News Release – Vancouver, British Columbia – August 6, 2024: CopAur Minerals Inc. (“CopAur” or the “Company”) (TSXV: CPAU) (OTCQX:COPAF) is pleased to announce that the TSX Venture Exchange (“TSXV”) has approved the $1 million loan to the Company by an arm’s length lender (the “Lender”) that was previously announced on July 26, 2024 (the “Loan“). The Loan will bear simple interest of 1% per month (12% per annum) and has a six-month term. The Company may repay the Loan at any time prior to its maturity with a minimum payment of three months interest. If the Company sells any of its assets, including the marketable securities it holds in another TSXV issuer, or completes a private placement prior to the repayment of the Loan, the Company will apply the net proceeds from the sale of assets or from the private placement, after the payment of regulatory and legal costs to complete the sale or private placement, to repay the Loan principal and outstanding interest before being applied to any other corporate purposes.
The Company will issue an aggregate of 2,500,000 share purchase warrants (the “Bonus Warrants”) to the Lender as a bonus inducement for providing the Loan. Each Bonus Warrant will entitle the Lender to purchase one common share of the Company at an exercise price of C$0.20 for a period of 12 months from the date of issuance. The Bonus Warrants are subject to an acceleration right in favour of the Company. Where the closing price (or closing bid price on any day where no shares trade) of the Company’s common shares on the TSXV exceeds $0.45 per share for a minimum of five consecutive trading days, the Company may provide written notice to the Lender requiring it to exercise the Bonus Warrants within 30 days following the date of delivery of such written notice, at which time any unexercised Bonus Warrants will expire.
The Loan terms also provide that if the Company conducts a private placement of its securities prior to the maturity of the Loan, subject to TSX Venture Exchange approval, the Lender will have a right to provide notice to the Company that it wishes to enter into a debt settlement for securities of the Company concurrent with the private placement (“Debt Settlement”) and to specify the amount of the Loan the Lender wishes to be repaid in securities by the Debt Settlement. The outstanding balance of the Loan will be reduced by the amount of the Debt Settlement.

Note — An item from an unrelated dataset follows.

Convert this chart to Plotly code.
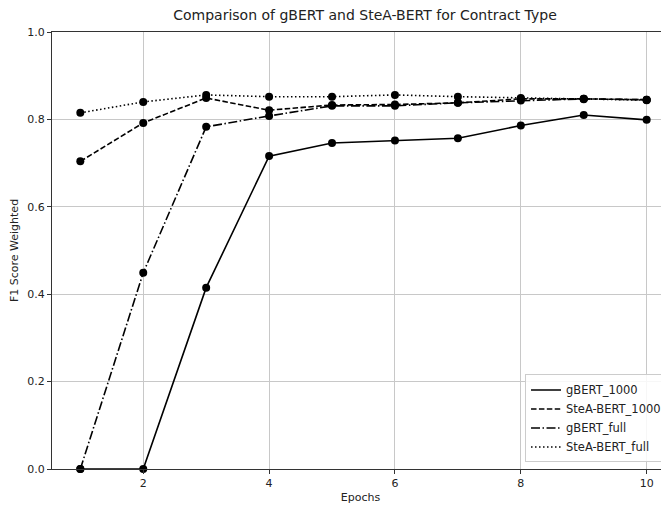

The Company plans to use the proceeds of the Loan for general working capital purposes and to pay the cash consideration payable to Nevada Sunrise Metals Corporation (TSXV: NEV) (OTCBB: NVSGF) to purchase Nevada Sunrise’s 18.74% ownership interest in the Kinsley Mountain Gold Project in Nevada (“Kinsley Acquisition“). The balance of the consideration payable to Nevada Sunrise consists of the issuance of 1,000,000 common shares of the Company. If the Kinsley Acquisition is completed, CopAur will own 100% of the Kinsley Mountain Gold Project. See the Company’s news release disseminated on July 8, 2024 for further information about the Kinsley Acquisition.
About CopAur
CopAur is an exploration company focused on developing projects within the emerging, mineral-rich mining regions of Nevada. The Company is backed by a dynamic and experienced team of resource professionals advancing its projects in Nevada with the flagship project being Kinsley Mountain Gold Project, a Carlin-style project located 90 kilometres south of the Long Canyon mine (currently in production under the Newmont/Barrick joint venture, Nevada Gold Mines).
For more information, please contact:
CopAur Minerals Inc.
Jeremy Yaseniuk, Chief Executive Officer & Director
Tel: +1 (604) 773-1467
Email: jeremyy@CopAur.com
Neither the TSX Venture Exchange nor its Regulation Services Provider (as that term is defined in the policies of the TSX Venture Exchange) accepts responsibility for the adequacy or accuracy of this news release.
Forward Looking Information
This news release contains forward-looking statements. These statements relate to future events or the Company’s future performance, including the Company’s plans to borrow the Loan and issue the Bonus Warrants, as well as the Company’s intention to complete the Kinsley Acquisition, including the obtaining and timing of TSXV approval. All such statements involve substantial known and unknown risks, uncertainties and other factors which may cause the actual results to vary from those expressed or implied by such forward-looking statements. Forward-looking statements involve significant risks and uncertainties, they should not be read as guarantees of future performance or results and they will not necessarily be accurate indications of whether or not such results will be achieved. Actual results could differ materially from those anticipated due to a number of factors and risks. Although the forward-looking statements contained in this news release are based upon what management of the Company believes are reasonable assumptions on the date of this news release, the Company cannot assure investors that actual results will be consistent with these forward-looking statements. The forward-looking statements contained in this press release are made as of the date hereof and the Company disclaims any intention or obligation to update or revised any forward-looking statements whether as a result of new information, future events or otherwise, except as required under applicable securities regulations.